> [LISTED RECORDS]:
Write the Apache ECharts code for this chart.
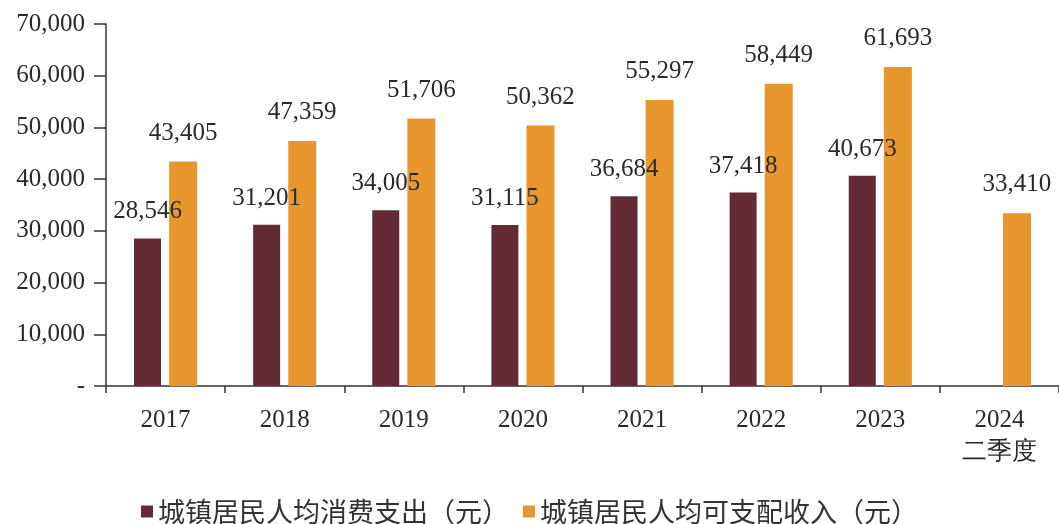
<!DOCTYPE html>
<html><head><meta charset="utf-8">
<script src="https://cdn.jsdelivr.net/npm/echarts@6/dist/echarts.min.js"></script>
<style>html,body{margin:0;padding:0;background:#fff}#c{width:1059px;height:524px}</style>
</head><body><div id="c"></div>
<script>
const categories = ['2017','2018','2019','2020','2021','2022','2023','2024\n二季度'];
const consumption = [28546, 31201, 34005, 31115, 36684, 37418, 40673, null];
const income = [43405, 47359, 51706, 50362, 55297, 58449, 61693, 33410];
const seriesNames = ['城镇居民人均消费支出（元）', '城镇居民人均可支配收入（元）'];

const serif = '"Liberation Serif","DejaVu Serif","Times New Roman",serif';
const fmt = v => v === 0 ? '-' : Number(v).toLocaleString('en-US');

const chart = echarts.init(document.getElementById('c'), null, {renderer:'canvas'});
chart.setOption({
  animation: false,
  backgroundColor: '#fff',
  grid: {left: 106, top: 24, width: 960, height: 362, containLabel: false},
  legend: {
    bottom: -6, left: 'center', itemWidth: 12, itemHeight: 12, itemGap: 14,
    icon: 'rect',
    textStyle: {fontFamily: '"Noto Sans CJK SC",sans-serif', fontSize: 27, color: '#333'},
    data: seriesNames
  },
  xAxis: {
    type: 'category', data: categories,
    axisLine: {lineStyle: {color: '#333', width: 1.5}},
    axisTick: {show: true, alignWithLabel: false, length: 7, lineStyle: {color: '#333', width: 1.5}},
    axisLabel: {fontFamily: serif, fontSize: 25, color: '#2a2a2a', margin: 18, lineHeight: 32}
  },
  yAxis: {
    type: 'value', min: 0, max: 70000, interval: 10000,
    axisLine: {show: true, lineStyle: {color: '#333', width: 1.5}},
    axisTick: {show: true, length: 12, lineStyle: {color: '#333', width: 1.5}},
    splitLine: {show: false},
    axisLabel: {fontFamily: serif, fontSize: 25, color: '#2a2a2a', margin: 21, formatter: fmt}
  },
  series: [
    {
      name: seriesNames[0], type: 'bar', data: consumption,
      barWidth: 27, barGap: '30%',
      itemStyle: {color: '#632b36'},
      label: {show: true, position: 'top', distance: 14, fontFamily: serif, fontSize: 25, color: '#2a2a2a',
        formatter: p => p.value == null ? '' : fmt(p.value)}
    },
    {
      name: seriesNames[1], type: 'bar', data: income,
      barWidth: 28,
      itemStyle: {color: '#e8962e'},
      label: {show: true, position: 'top', distance: 16, fontFamily: serif, fontSize: 25, color: '#2a2a2a',
        formatter: p => fmt(p.value)}
    }
  ]
});
</script></body></html>
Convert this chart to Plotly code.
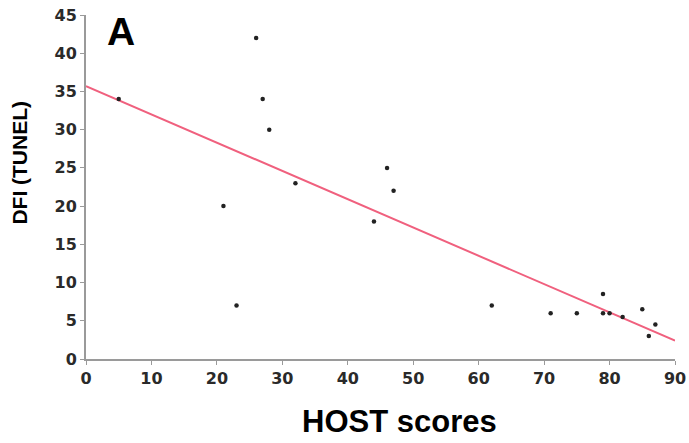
import plotly.graph_objects as go

host_scores = [5, 21, 23, 26, 27, 28, 32, 44, 46, 47, 62, 71, 75, 79, 79, 80, 82, 85, 86, 87]
dfi_tunel = [34, 20, 7, 42, 34, 30, 23, 18, 25, 22, 7, 6, 6, 8.5, 6, 6, 5.5, 6.5, 3, 4.5]
fit_x = [0, 90]
fit_y = [35.7, 2.4]
x_ticks = [0, 10, 20, 30, 40, 50, 60, 70, 80, 90]
y_ticks = [0, 5, 10, 15, 20, 25, 30, 35, 40, 45]

fig = go.Figure()
fig.add_trace(go.Scatter(x=fit_x, y=fit_y, mode="lines",
                         line=dict(color="#f0607e", width=2), showlegend=False,
                         cliponaxis=False))
fig.add_trace(go.Scatter(x=host_scores, y=dfi_tunel, mode="markers",
                         marker=dict(color="#222222", size=4.5), showlegend=False,
                         cliponaxis=False))

tick_font = dict(family="DejaVu Sans, Verdana, sans-serif", size=16, color="#2a2a2a")
title_family = "Liberation Sans, Arial, sans-serif"
fig.update_layout(
    width=689, height=443,
    margin=dict(l=86, r=14, t=15, b=84),
    paper_bgcolor="white", plot_bgcolor="white",
    xaxis=dict(range=[0, 90], tickvals=x_ticks, ticktext=[f"<b>{v}</b>" for v in x_ticks],
               automargin=False,
               showgrid=False, zeroline=False, showline=True, linecolor="#9a9a9a", linewidth=2,
               ticks="outside", ticklen=4, tickcolor="#9a9a9a", tickfont=tick_font),
    yaxis=dict(range=[0, 45], tickvals=y_ticks, ticktext=[f"<b>{v}</b>" for v in y_ticks],
               automargin=False,
               showgrid=False, zeroline=False, showline=True, linecolor="#9a9a9a", linewidth=2,
               ticks="outside", ticklen=4, tickcolor="#9a9a9a", tickfont=tick_font),
    annotations=[
        dict(text="<b>A</b>", x=0.059, y=0.951, xref="paper", yref="paper",
             xanchor="center", yanchor="middle", showarrow=False,
             font=dict(family=title_family, size=39, color="black")),
        dict(text="<b>HOST scores</b>", x=0.533, y=-0.183, xref="paper", yref="paper",
             xanchor="center", yanchor="middle", showarrow=False,
             font=dict(family=title_family, size=31, color="black")),
        dict(text="<b>DFI (TUNEL)</b>", x=-0.112, y=0.571, xref="paper", yref="paper",
             xanchor="center", yanchor="middle", showarrow=False, textangle=-90,
             font=dict(family=title_family, size=21, color="black")),
    ],
)

fig.write_html("out.html")
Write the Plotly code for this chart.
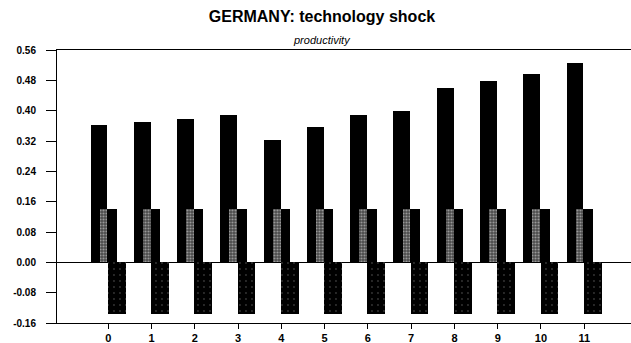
import plotly.graph_objects as go

# Quarters after the shock
periods = [0, 1, 2, 3, 4, 5, 6, 7, 8, 9, 10, 11]

# Productivity response (black bars)
productivity = [0.361, 0.370, 0.378, 0.389, 0.322, 0.356, 0.388, 0.399, 0.459, 0.479, 0.497, 0.527]
# Upper and lower bands (shaded bars)
upper_band = [0.140] * 12
lower_band = [-0.136] * 12

y_ticks = [-0.16, -0.08, 0.00, 0.08, 0.16, 0.24, 0.32, 0.40, 0.48, 0.56]

FONT = "Arial, Liberation Sans, sans-serif"

fig = go.Figure()

# main response bar, to the left of each tick
fig.add_trace(go.Bar(
    x=periods, y=productivity, offset=-0.41, width=0.39,
    marker=dict(color="black", line=dict(width=0)),
    name="productivity", showlegend=False,
))

# upper band, centred on the tick
fig.add_trace(go.Bar(
    x=periods, y=upper_band, offset=-0.2, width=0.4,
    marker=dict(color="black", line=dict(width=0)),
    name="upper", showlegend=False,
))
# speckled left half of the upper band
fig.add_trace(go.Bar(
    x=periods, y=upper_band, offset=-0.2, width=0.18,
    marker=dict(color="#6e6e6e", line=dict(width=0),
                pattern=dict(shape=".", fgcolor="#e6e6e6", bgcolor="#4a4a4a",
                             size=3, solidity=0.4)),
    name="upper shade", showlegend=False,
))

# lower band, to the right of each tick
fig.add_trace(go.Bar(
    x=periods, y=lower_band, offset=-0.01, width=0.41,
    marker=dict(color="black", line=dict(width=0),
                pattern=dict(shape=".", fgcolor="#6a6a6a", bgcolor="black",
                             size=6, solidity=0.08)),
    name="lower", showlegend=False,
))

fig.update_layout(
    width=631, height=343,
    margin=dict(l=57, r=0, t=50, b=20),
    barmode="overlay",
    bargap=0,
    plot_bgcolor="white",
    paper_bgcolor="white",
    font=dict(family=FONT, color="black"),
    title=dict(
        text="<b>GERMANY: technology shock</b>",
        font=dict(family=FONT, size=16, color="black"),
        x=322 / 631, xanchor="center", xref="container",
        y=1 - 16 / 343, yanchor="middle", yref="container",
    ),
    annotations=[dict(
        text="<i>productivity</i>",
        xref="paper", yref="paper",
        x=(322 - 57) / 574, y=1 + 10 / 273,
        xanchor="center", yanchor="middle",
        showarrow=False,
        font=dict(family=FONT, size=11, color="black"),
    )],
)

fig.update_xaxes(
    range=[-1.185, 12.08],
    tickmode="array", tickvals=periods, ticktext=[str(p) for p in periods],
    showline=True, linecolor="black", linewidth=1, mirror=True,
    ticks="outside", ticklen=5, tickcolor="black",
    showgrid=False, zeroline=False,
    tickfont=dict(family=FONT, size=11, color="black", weight="bold"),
)

fig.update_yaxes(
    range=[-0.16, 0.56],
    tickmode="array", tickvals=y_ticks, ticktext=[f"{v:.2f}" for v in y_ticks],
    showline=True, linecolor="black", linewidth=1,
    ticks="outside", ticklen=10, tickcolor="black",
    ticklabelstandoff=8,
    showgrid=False,
    zeroline=True, zerolinecolor="black", zerolinewidth=1,
    tickfont=dict(family=FONT, size=10, color="black", weight="bold"),
)

fig.write_html("out.html")
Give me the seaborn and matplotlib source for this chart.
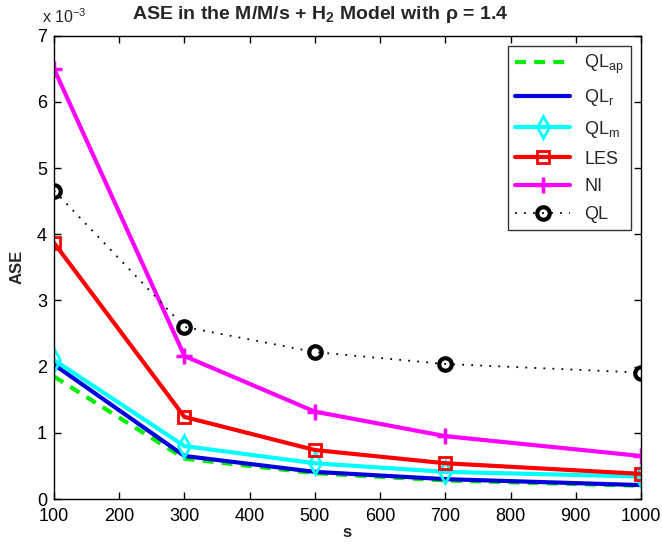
import matplotlib
matplotlib.use("Agg")
import matplotlib.pyplot as plt
import seaborn as sns

# ASE values in units of 1e-3
s_values = [100, 300, 500, 700, 1000]
ql_ap = [1.85, 0.61, 0.39, 0.28, 0.20]
ql_r = [2.03, 0.65, 0.41, 0.30, 0.21]
ql_m = [2.10, 0.80, 0.54, 0.41, 0.34]
les = [3.87, 1.24, 0.74, 0.54, 0.38]
ni = [6.50, 2.16, 1.32, 0.95, 0.65]
ql = [4.66, 2.60, 2.22, 2.04, 1.91]

x_ticks = [100, 200, 300, 400, 500, 600, 700, 800, 900, 1000]
y_ticks = [0, 1, 2, 3, 4, 5, 6, 7]

sns.set_style("ticks")
plt.rcParams['font.family'] = ['Liberation Sans', 'DejaVu Sans']
plt.rcParams['mathtext.fontset'] = 'custom'
plt.rcParams['mathtext.rm'] = 'Liberation Sans'
plt.rcParams['mathtext.it'] = 'Liberation Sans:italic'
plt.rcParams['mathtext.bf'] = 'Liberation Sans:bold'
plt.rcParams['mathtext.default'] = 'regular'

fig = plt.figure(figsize=(6.62, 5.45), dpi=100)
ax = fig.add_axes([0.0816, 0.0844, 0.8866, 0.8501])

lw = 3
sns.lineplot(x=s_values, y=ql_ap, ax=ax, color='#00ee00', lw=lw,
             label='QL$_{ap}$', linestyle=(0, (2.6, 2.0)))
sns.lineplot(x=s_values, y=ql_r, ax=ax, color='#0000dd', lw=lw, label='QL$_r$')
sns.lineplot(x=s_values, y=ql_m, ax=ax, color='cyan', lw=lw, marker='d',
             markersize=11, markerfacecolor='none', markeredgecolor='cyan',
             markeredgewidth=2, label='QL$_m$')
sns.lineplot(x=s_values, y=les, ax=ax, color='red', lw=lw, marker='s',
             markersize=9, markerfacecolor='none', markeredgecolor='red',
             markeredgewidth=2, label='LES')
sns.lineplot(x=s_values, y=ni, ax=ax, color='magenta', lw=lw, marker='+',
             markersize=11, markeredgewidth=2.5, markeredgecolor='magenta',
             label='NI')
sns.lineplot(x=s_values, y=ql, ax=ax, color='black', lw=1.3,
             linestyle=(0, (1, 4)),
             marker='o', markersize=9, markerfacecolor='none',
             markeredgecolor='black', markeredgewidth=3, label='QL')

ax.set_xlim(100, 1000)
ax.set_ylim(0, 7)
ax.set_xticks(x_ticks)
ax.set_yticks(y_ticks)
ax.tick_params(direction='in', top=True, right=True, labelsize=13,
               length=5, width=1, colors='black', pad=5)
ax.tick_params(axis='x', pad=6.5)
for sp in ax.spines.values():
    sp.set_visible(True)
    sp.set_linewidth(1)
    sp.set_color('black')

ax.set_xlabel('s', fontsize=12, fontweight='bold', labelpad=0)
ax.set_ylabel('ASE', fontsize=12, fontweight='bold', labelpad=9)
ax.set_title(r'ASE in the M/M/s + H$_2$ Model with $\rho$ = 1.4',
             fontsize=14, fontweight='bold', pad=12, x=0.453)
ax.text(-0.02, 1.022, r'x 10$^{-3}$', transform=ax.transAxes, fontsize=11.5,
        ha='left', va='bottom')

leg = ax.legend(loc='upper right', fontsize=13, frameon=True, fancybox=False,
                edgecolor='black', handlelength=3.0, borderaxespad=0.55,
                labelspacing=0.6)
leg.get_frame().set_linewidth(1)

fig.savefig('out.png', dpi=100)
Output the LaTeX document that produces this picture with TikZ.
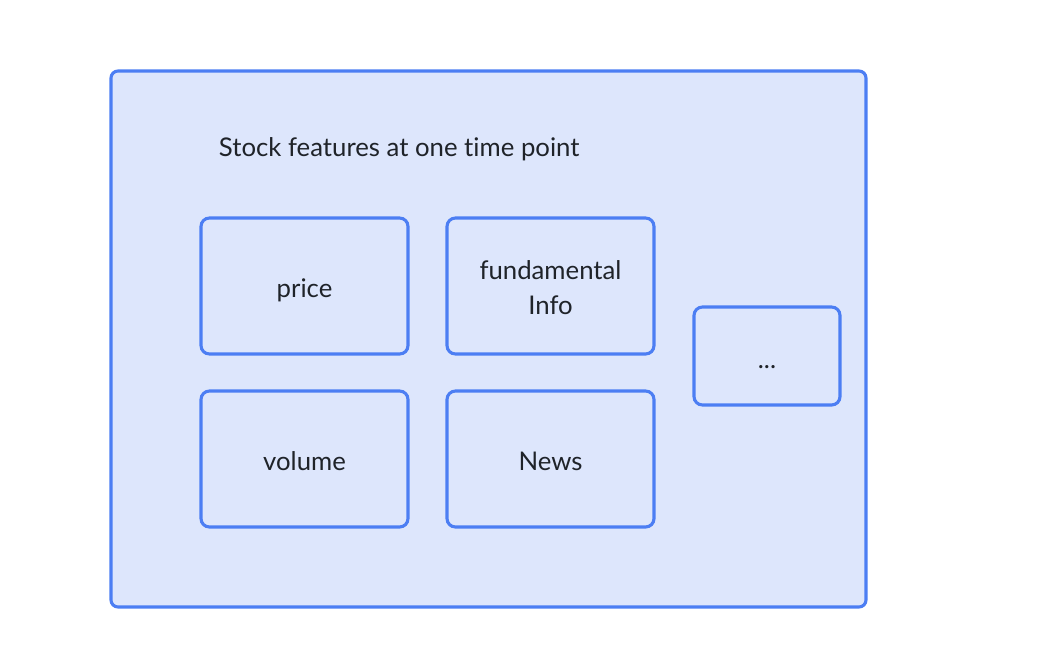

> [REQUIREMENTS]:
Copy all lines from the listing that contain "matplotlib".

> [EXPECTED ANSWER]:
Give me the seaborn and matplotlib source for this chart.
import matplotlib
matplotlib.use("Agg")
import matplotlib.pyplot as plt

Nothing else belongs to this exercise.